You can conduct experiments with modules on exercises. This feature allows you to analyze module performance in generating and evaluating feedback on submissions. The interface is column-based, with the first column displaying the exercise details, the second column displaying the selected submission with historical feedback, and the next columns displaying the generated feedback suggestions from each module.

Currently, only the batch mode is supported, where all submissions are processed at once and the following steps are performed: 1. Send submissions 2. Send feedback for training submissions if there are any 3. Generate feedback suggestions for all evaluation submissions 4. Run automatic evaluation

Additionally, you can annotate the generated feedback suggestions like a tutor would do in the Artemis interface with: Accept or Reject.

The results, manual ratings, and automatic evaluation can be exported and imported, allowing you to analyze and visualize the results in other tools, or continue the experiment at a later time.

For Text Exercises

Evaluation Mode: Conduct Experiment Interface for a Text Exercise of the Athena Playground

For Programming Exercises

Expert Evaluation

Expert Evaluation is the process where a researcher enlists experts to assess the quality of feedback provided on student submissions.

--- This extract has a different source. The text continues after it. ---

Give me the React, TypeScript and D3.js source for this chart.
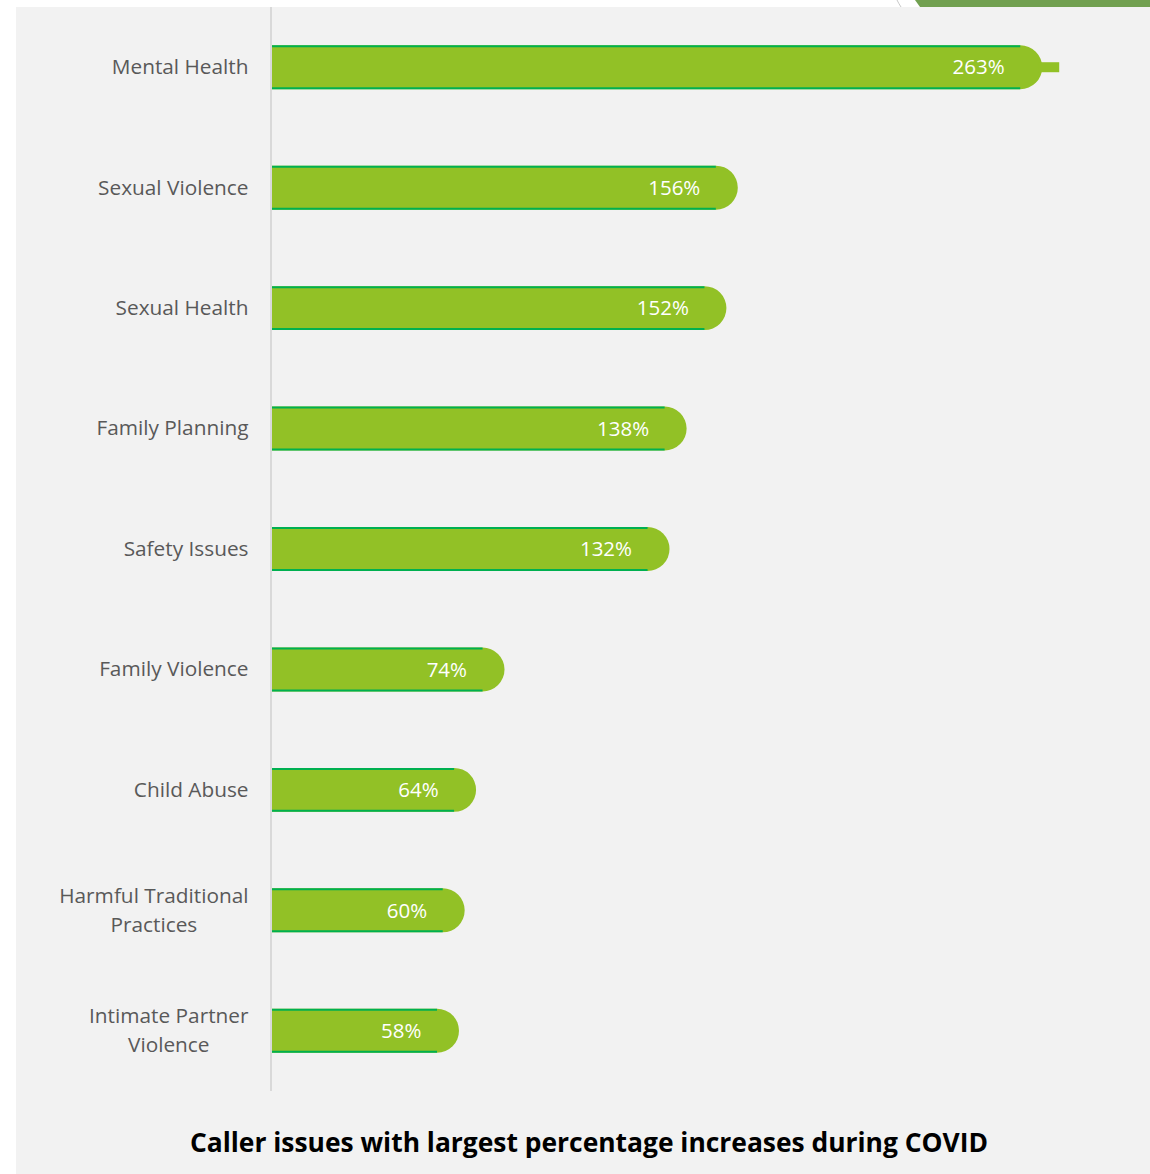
import React, { useEffect, useRef } from "react";
import * as d3 from "d3";

const categories: string[][] = [
  ["Mental Health"],
  ["Sexual Violence"],
  ["Sexual Health"],
  ["Family Planning"],
  ["Safety Issues"],
  ["Family Violence"],
  ["Child Abuse"],
  ["Harmful Traditional", "Practices"],
  ["Intimate Partner", "Violence"],
];
const values: number[] = [263, 156, 152, 138, 132, 74, 64, 60, 58];
const valueLabels: string[] = ["263%", "156%", "152%", "138%", "132%", "74%", "64%", "60%", "58%"];
const title = "Caller issues with largest percentage increases during COVID";

const W = 1150;
const H = 1174;
const FONT = "'Open Sans', 'Noto Sans', sans-serif";

export default function App() {
  const ref = useRef<SVGSVGElement | null>(null);

  useEffect(() => {
    const svg = d3.select(ref.current);
    svg.selectAll("*").remove();

    // panel
    svg.append("rect").attr("x", 16).attr("y", 7).attr("width", W - 16).attr("height", H - 7).attr("fill", "#f2f2f2");
    // top-right decoration
    svg.append("path").attr("d", "M915,0 L1150,0 L1150,7 L920,7 Z").attr("fill", "#71a050");
    svg.append("path").attr("d", "M897,0 Q899,4 901,7").attr("fill", "none").attr("stroke", "#c8c8c8").attr("stroke-width", 1);

    const x = d3.scaleLinear().domain([0, 100]).range([272, 272 + 284.5]);
    const y = d3
      .scaleBand<number>()
      .domain(values.map((_, i) => i))
      .range([7, 1091])
      .paddingInner(0.635)
      .paddingOuter(0.3175);

    // axis line
    svg.append("line").attr("x1", 271).attr("x2", 271).attr("y1", 7).attr("y2", 1091).attr("stroke", "#d9d9d9").attr("stroke-width", 2);

    const maxV = d3.max(values) as number;
    const g = svg.append("g");
    values.forEach((v, i) => {
      const y0 = y(i) as number;
      const h = y.bandwidth();
      const r = h / 2;
      const x0 = x(0);
      const xe = x(v);
      const p = d3.path();
      p.moveTo(x0, y0);
      p.lineTo(xe, y0);
      p.arc(xe, y0 + r, r, -Math.PI / 2, Math.PI / 2, false);
      p.lineTo(x0, y0 + h);
      p.closePath();
      g.append("path").attr("d", p.toString()).attr("fill", "#92c126");
      g.append("line").attr("x1", x0).attr("x2", xe).attr("y1", y0 + 1).attr("y2", y0 + 1).attr("stroke", "#00b050").attr("stroke-width", 2);
      g.append("line").attr("x1", x0).attr("x2", xe).attr("y1", y0 + h - 1).attr("y2", y0 + h - 1).attr("stroke", "#00b050").attr("stroke-width", 2);
      if (v === maxV) {
        g.append("rect").attr("x", xe + r - 4).attr("y", y0 + r - 5).attr("width", 21).attr("height", 10).attr("fill", "#92c126");
      }
      g.append("text")
        .attr("x", xe - 15.5)
        .attr("y", y0 + r)
        .attr("dy", "0.35em")
        .attr("text-anchor", "end")
        .attr("fill", "#ffffff")
        .attr("font-family", FONT)
        .attr("font-size", 20.5)
        .text(valueLabels[i]);

      // category label
      const lines = categories[i];
      const lh = 29;
      const cy = y0 + r;
      const tg = g.append("g");
      const texts = lines.map((ln, k) =>
        tg
          .append("text")
          .attr("y", cy + (k - (lines.length - 1) / 2) * lh)
          .attr("dy", "0.33em")
          .attr("text-anchor", "middle")
          .attr("fill", "#595959")
          .attr("font-family", FONT)
          .attr("font-size", 20.8)
          .text(ln)
      );
      const maxW = d3.max(texts, (t) => (t.node() as SVGTextElement).getComputedTextLength()) as number;
      texts.forEach((t) => t.attr("x", 248.5 - maxW / 2));
    });

    svg
      .append("text")
      .attr("x", 589)
      .attr("y", 1143)
      .attr("dy", "0.35em")
      .attr("text-anchor", "middle")
      .attr("font-family", FONT)
      .attr("font-weight", "bold")
      .attr("font-size", 26)
      .attr("textLength", 798)
      .attr("lengthAdjust", "spacingAndGlyphs")
      .attr("fill", "#000000")
      .text(title);
  }, []);

  return (
    <svg
      ref={ref}
      width={W}
      height={H}
      style={{ position: "absolute", left: 0, top: 0, display: "block", background: "#ffffff" }}
    />
  );
}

These experts evaluate how well the feedback aligns with the content of the submissions and predefined metrics such as accuracy, tone, and adaptability. The goal is to gather structured and reliable assessments to improve feedback quality or validate feedback generation methods.

The playground provides two key Expert Evaluation views:

Researcher View: Enables researchers to configure the evaluation process, define metrics, and generate expert links.
Expert View: Allows experts to review feedback and rate its quality based on the defined evaluation metrics.

Researcher View

Researcher View is accessible from the playground below Evaluation Mode:

The researcher begins creating a new Expert Evaluation by selecting a new name and uploading exercises with submissions and feedback. Now, the expert can define his own metrics, such as actionability and accuracy, and add a short and a long description. Based on these metrics, experts will compare the different feedback types.

Afterwards, the researcher adds a link for each expert participating in the evaluation. This link should then be shared with the corresponding expert. After finishing the configuration, the researcher can define the experiment and start the Expert Evaluation.

Warning

Once the evaluation has started, the exercises and the metrics can no longer be changed! However, additional expert links can be created.

Instead of uploading the exercises and defining the metrics separately, the researcher can also import an existing configuration at the top of the Researcher View.

After the evaluation has been started and the experts have begun to evaluate, the researcher can track each expert’s progress by clicking the Update Progress button. Evaluation results can be exported at any time during the evaluation using the Download Results button.

Expert View

The Expert View can be accessed through generated expert links. The Side-by-Side tool is used for evaluation.

Upon clicking the link for the first time, the expert is greeted by a welcome screen that introduces the tutorial. The following steps are shown and briefly described:

The expert first reads the exercise details to get familiar with the exercise. The details include the problem statement, grading instructions, and a sample solution.

After understanding the exercise, the expert reads through the submission and the corresponding feedback.

The expert then evaluates the feedback using a 5-point Likert scale based on the previously defined metrics.

If the meaning of a metric is unclear, a more detailed explanation can be accessed by clicking the info icon or the Metric Details button.

After evaluating all the different types of feedback, the expert can move on to the next submissions and repeat the process. When ready to take a break, the expert clicks on the Continue Later button, which saves their progress.